Huiyu1999/African-mining

Repository files navigation

Mining Mines: A Case Study on Detecting Mining Activities in Eastern Congo Using Satellite Imagery and Scalable Computing Methods

Introduction

The Eastern Congo is a region rich in minerals such as gold, tantalum, and tin, which are vital for various industries worldwide. However, the artisanal mining activities in this area are often unregulated, leading to significant environmental degradation and severe social issues, including human rights abuses and armed conflicts. Monitoring and regulating these activities is crucial for mitigating their negative impacts. Traditional methods of monitoring, such as on-ground inspections, are often impractical due to the region's remote and conflict-prone nature. Therefore, leveraging advanced technologies like satellite imagery and scalable computing methods offers a promising solution to this challenge.

Our project focuses on detecting artisan mining activities in Eastern Congo using satellite imagery data from the Landsat dataset hosted on AWS. The primary research problem is to develop an accurate and efficient method for identifying active mining areas using remote sensing techniques. This task involves processing vast amounts of satellite data, which requires substantial computational resources. By employing scalable computing methods, we aim to create a model that can be used for continuous monitoring and regulation of mining activities, ultimately contributing to the region's sustainable development.

Justification for Using Scalable Computing Methods

  1. Volume of Data The Landsat dataset comprises decades of satellite imagery, capturing vast geographical areas with high temporal frequency. Analyzing this data manually is not feasible due to its sheer volume. Scalable computing methods, such as cloud computing and distributed processing, enable us to handle and analyze large datasets efficiently.

  2. High-Resolution Analysis Detecting mining activities requires high-resolution analysis to distinguish between different land use types accurately. This precision demands significant computational power, which can be achieved using scalable methods like GPU computing and parallel processing.

  3. Model Training and Evaluation Developing a robust machine learning model necessitates training on large datasets to ensure accuracy and generalizability. This process involves numerous iterations and fine-tuning, which are computationally intensive. Scalable computing allows for faster training and evaluation, reducing the overall project timeline.

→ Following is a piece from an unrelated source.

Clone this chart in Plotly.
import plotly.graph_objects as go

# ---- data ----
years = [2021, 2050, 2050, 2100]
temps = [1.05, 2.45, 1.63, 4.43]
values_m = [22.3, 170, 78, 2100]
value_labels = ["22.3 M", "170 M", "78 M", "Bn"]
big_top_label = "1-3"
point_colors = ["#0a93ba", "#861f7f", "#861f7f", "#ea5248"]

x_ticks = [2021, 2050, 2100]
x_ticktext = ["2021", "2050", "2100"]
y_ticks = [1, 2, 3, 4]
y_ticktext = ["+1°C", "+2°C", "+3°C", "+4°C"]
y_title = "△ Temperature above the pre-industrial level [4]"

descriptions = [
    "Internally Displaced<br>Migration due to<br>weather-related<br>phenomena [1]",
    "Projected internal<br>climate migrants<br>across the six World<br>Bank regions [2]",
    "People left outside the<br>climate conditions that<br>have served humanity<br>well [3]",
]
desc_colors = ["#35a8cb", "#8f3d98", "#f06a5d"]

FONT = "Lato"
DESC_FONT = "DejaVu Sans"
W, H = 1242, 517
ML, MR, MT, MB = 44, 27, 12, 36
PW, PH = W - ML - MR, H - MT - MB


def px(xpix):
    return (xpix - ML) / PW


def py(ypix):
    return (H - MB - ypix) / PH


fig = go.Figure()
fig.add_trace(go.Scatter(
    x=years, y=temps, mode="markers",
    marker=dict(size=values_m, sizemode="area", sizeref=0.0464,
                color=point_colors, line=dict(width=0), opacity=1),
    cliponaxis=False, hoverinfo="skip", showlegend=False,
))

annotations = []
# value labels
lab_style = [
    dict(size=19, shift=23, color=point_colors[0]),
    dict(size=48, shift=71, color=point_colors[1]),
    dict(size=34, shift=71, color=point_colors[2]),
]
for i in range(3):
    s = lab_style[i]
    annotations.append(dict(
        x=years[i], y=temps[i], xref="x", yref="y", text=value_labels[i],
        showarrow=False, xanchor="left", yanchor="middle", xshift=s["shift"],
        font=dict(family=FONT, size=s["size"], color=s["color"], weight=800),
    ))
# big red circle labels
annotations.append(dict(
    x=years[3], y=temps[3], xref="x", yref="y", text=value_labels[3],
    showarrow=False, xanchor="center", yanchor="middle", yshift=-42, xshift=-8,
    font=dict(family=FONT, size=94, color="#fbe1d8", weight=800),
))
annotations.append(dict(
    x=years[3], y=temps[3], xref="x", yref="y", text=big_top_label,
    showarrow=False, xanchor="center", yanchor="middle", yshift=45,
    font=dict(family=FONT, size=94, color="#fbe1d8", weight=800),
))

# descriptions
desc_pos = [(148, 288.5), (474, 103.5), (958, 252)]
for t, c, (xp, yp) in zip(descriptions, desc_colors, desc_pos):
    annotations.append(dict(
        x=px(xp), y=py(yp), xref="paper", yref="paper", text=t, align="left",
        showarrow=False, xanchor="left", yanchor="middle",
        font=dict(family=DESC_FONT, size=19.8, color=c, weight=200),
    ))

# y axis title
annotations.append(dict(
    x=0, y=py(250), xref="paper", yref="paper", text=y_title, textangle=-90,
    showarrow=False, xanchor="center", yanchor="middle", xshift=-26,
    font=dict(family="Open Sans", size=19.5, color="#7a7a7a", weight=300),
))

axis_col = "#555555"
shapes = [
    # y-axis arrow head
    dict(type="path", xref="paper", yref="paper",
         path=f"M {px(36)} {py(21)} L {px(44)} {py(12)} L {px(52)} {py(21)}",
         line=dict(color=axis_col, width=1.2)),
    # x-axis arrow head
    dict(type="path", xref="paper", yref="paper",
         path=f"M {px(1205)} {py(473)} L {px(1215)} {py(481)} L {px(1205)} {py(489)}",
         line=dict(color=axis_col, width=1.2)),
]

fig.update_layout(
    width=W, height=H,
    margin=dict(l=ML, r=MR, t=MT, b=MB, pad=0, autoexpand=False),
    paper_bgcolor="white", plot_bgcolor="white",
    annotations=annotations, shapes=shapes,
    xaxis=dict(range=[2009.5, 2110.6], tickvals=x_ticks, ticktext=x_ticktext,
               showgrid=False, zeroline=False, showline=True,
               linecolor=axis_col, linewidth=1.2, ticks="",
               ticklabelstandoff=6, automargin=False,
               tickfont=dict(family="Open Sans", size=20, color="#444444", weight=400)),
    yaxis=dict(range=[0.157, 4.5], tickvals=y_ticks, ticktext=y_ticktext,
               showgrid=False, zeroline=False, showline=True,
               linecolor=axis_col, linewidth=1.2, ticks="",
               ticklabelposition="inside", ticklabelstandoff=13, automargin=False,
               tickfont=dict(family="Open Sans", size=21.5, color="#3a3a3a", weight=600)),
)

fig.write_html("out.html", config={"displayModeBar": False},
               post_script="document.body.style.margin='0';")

  4. Real-Time Monitoring For the model to be effective in real-world applications, it must be capable of real-time monitoring. This requires processing and analyzing new satellite images as they become available. Scalable computing infrastructures can support continuous data ingestion and real-time analysis, making timely interventions possible.

Methodology

  • Data Collection: Utilize AWS Lambda functions and step function for data collection(read satellite tiffs file using rasterio, calculate NDVI(Normalized Difference Vegetation Index) loss, filter locations with no cloud cover and ndvi loss bigger than 0.15) [1] and store the collected data and band feature in csv format an AWS S3 bucket.
  • Data Processing: Process and append the feature data acquired from sources other than landsat dataset using the Midway cluster (append few feature to orginal dataset). MPI (Message Passing Interface) is used for parallel processing of mining location data to efficiently calculate distances to various geographic features.
  • Machine Learning: Create an Amazon EMR cluster to perform data cleaning, processing, model training, and visualization using AWS PySpark sessions.

image

Architecture diagram

Architecture Diagram

1. Data Collection and Preprocessing

1.1 Data Source

Data Source: We have three sources of data, the first is true(existing) artisanal mine locations from IPIS Geoserver Map Preview. The second is landsat data to generate ndvi loss and variaous band features of a location, the third is human activity data (location of village, natural protected area, road and water way) Humanitarian Data Exchange to generate other features of a location.

1.2 Collect Landsat Data using Lamda Function and Step Function:

We use AWS "gsas-landsat" S3 buckets to retrive filtered landsat data of east congo: we used lambda function to filter no cloud cover data to calculate NDVI loss and filter locations with ndvi loss > 0.15 [1], and we also retrive data of different band lenth features of each location. After obtaining the filtered data with band features, the focus was adding other features of distances and matching data with true artisanal mine locations(step 1.3 and step 1.4)

We reference a paper from Science of The Total Environment and get the idea that high NDVI( Normalized Difference Vegetation Index) loss indicates a low level of land cover and a high level of human activity, including mining activity. This means that to improve accuracy and reduce data amount, we can get the training database by filtering areas with high NDVI loss. Then, we classify these high human activity areas into mining and non-mining locations. We first begin with calculating NDVI loss; we have two groups of data, reference period data (2003-2005 landsat 8) and observed period data(2020-2023 landsat8). We calculate loss based on the difference in NDVI value between the two periods. Then, we filter out locations with NDVI loss greater than 0.15.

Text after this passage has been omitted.